━━ DATA EXCERPT ━━
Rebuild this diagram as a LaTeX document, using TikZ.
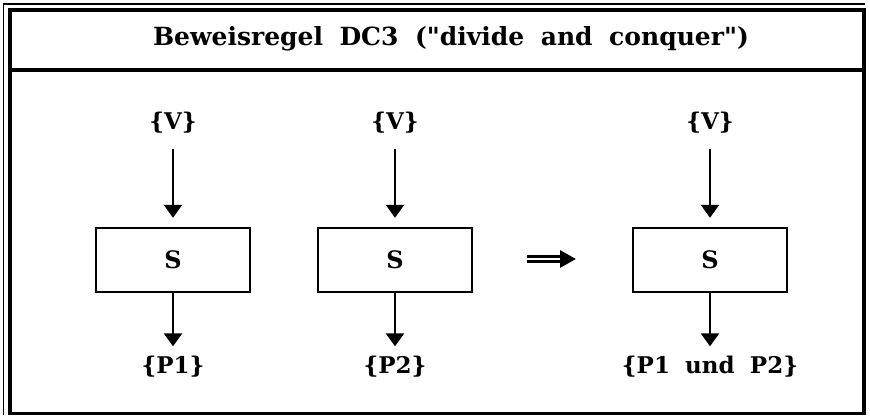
\documentclass[tikz,border=0pt]{standalone}
\usepackage{fontspec}
\newfontfamily\dvs{DejaVu Serif}[WordSpace=1.9]
\usetikzlibrary{arrows.meta}
\begin{document}
\begin{tikzpicture}[x=1pt,y=-1pt,
  stmt/.style={draw,line width=2.4pt,minimum width=154pt,minimum height=64pt,inner sep=0pt,font=\dvs\bfseries\fontsize{24}{26}\selectfont},
  cond/.style={font=\dvs\bfseries\fontsize{23}{26}\selectfont,inner sep=0pt,anchor=base},
  flow/.style={line width=2.4pt,-{Triangle[length=13pt,width=18pt]}},
  implies/.style={double,double distance=1.3pt,line width=2.9pt,-{Triangle[length=16pt,width=17pt]}}]
\useasboundingbox (0,0) rectangle (870,418);
% frame: thin offset line along left and top, heavy main border, title band
\draw[line width=1.4pt] (3.5,415) -- (3.5,4) -- (865,4);
\draw[line width=3.2pt] (10,10) rectangle (864,413.5);
\draw[line width=3.2pt] (10,70) -- (864,70);
\node[font=\dvs\bfseries\fontsize{25}{28}\selectfont,anchor=base] (title) at (451,45) {Beweisregel DC3 ("divide and conquer")};
% three statement blocks
\node[stmt] (s1) at (173,260) {S};
\node[stmt] (s2) at (395,260) {S};
\node[stmt] (s3) at (710,260) {S};
% preconditions
\node[cond] (v1) at (173,129) {\{V\}};
\node[cond] (v2) at (395,129) {\{V\}};
\node[cond] (v3) at (710,129) {\{V\}};
% postconditions
\node[cond] (p1) at (173,373) {\{P1\}};
\node[cond] (p2) at (395,373) {\{P2\}};
\node[cond] (p3) at (710,373) {\{P1 und P2\}};
% arrows
\foreach \i in {1,2,3}{
  \draw[flow] ([yshift=-16pt]v\i.south) -- ([yshift=9pt]s\i.north);
  \draw[flow] (s\i.south) -- ([yshift=9pt]p\i.north);
}
\coordinate (ia) at (527,259);
\coordinate (ib) at (576,259);
\draw[implies] (ia) -- (ib);
\end{tikzpicture}
\end{document}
━━━
### TASK DETAILS
Reproduce the material word for word, minus the images.

### EXERCISE OUTPUT
Rebuild this diagram as a LaTeX document, using TikZ.
\documentclass[tikz,border=0pt]{standalone}
\usepackage{fontspec}
\newfontfamily\dvs{DejaVu Serif}[WordSpace=1.9]
\usetikzlibrary{arrows.meta}
\begin{document}
\begin{tikzpicture}[x=1pt,y=-1pt,
  stmt/.style={draw,line width=2.4pt,minimum width=154pt,minimum height=64pt,inner sep=0pt,font=\dvs\bfseries\fontsize{24}{26}\selectfont},
  cond/.style={font=\dvs\bfseries\fontsize{23}{26}\selectfont,inner sep=0pt,anchor=base},
  flow/.style={line width=2.4pt,-{Triangle[length=13pt,width=18pt]}},
  implies/.style={double,double distance=1.3pt,line width=2.9pt,-{Triangle[length=16pt,width=17pt]}}]
\useasboundingbox (0,0) rectangle (870,418);
% frame: thin offset line along left and top, heavy main border, title band
\draw[line width=1.4pt] (3.5,415) -- (3.5,4) -- (865,4);
\draw[line width=3.2pt] (10,10) rectangle (864,413.5);
\draw[line width=3.2pt] (10,70) -- (864,70);
\node[font=\dvs\bfseries\fontsize{25}{28}\selectfont,anchor=base] (title) at (451,45) {Beweisregel DC3 ("divide and conquer")};
% three statement blocks
\node[stmt] (s1) at (173,260) {S};
\node[stmt] (s2) at (395,260) {S};
\node[stmt] (s3) at (710,260) {S};
% preconditions
\node[cond] (v1) at (173,129) {\{V\}};
\node[cond] (v2) at (395,129) {\{V\}};
\node[cond] (v3) at (710,129) {\{V\}};
% postconditions
\node[cond] (p1) at (173,373) {\{P1\}};
\node[cond] (p2) at (395,373) {\{P2\}};
\node[cond] (p3) at (710,373) {\{P1 und P2\}};
% arrows
\foreach \i in {1,2,3}{
  \draw[flow] ([yshift=-16pt]v\i.south) -- ([yshift=9pt]s\i.north);
  \draw[flow] (s\i.south) -- ([yshift=9pt]p\i.north);
}
\coordinate (ia) at (527,259);
\coordinate (ib) at (576,259);
\draw[implies] (ia) -- (ib);
\end{tikzpicture}
\end{document}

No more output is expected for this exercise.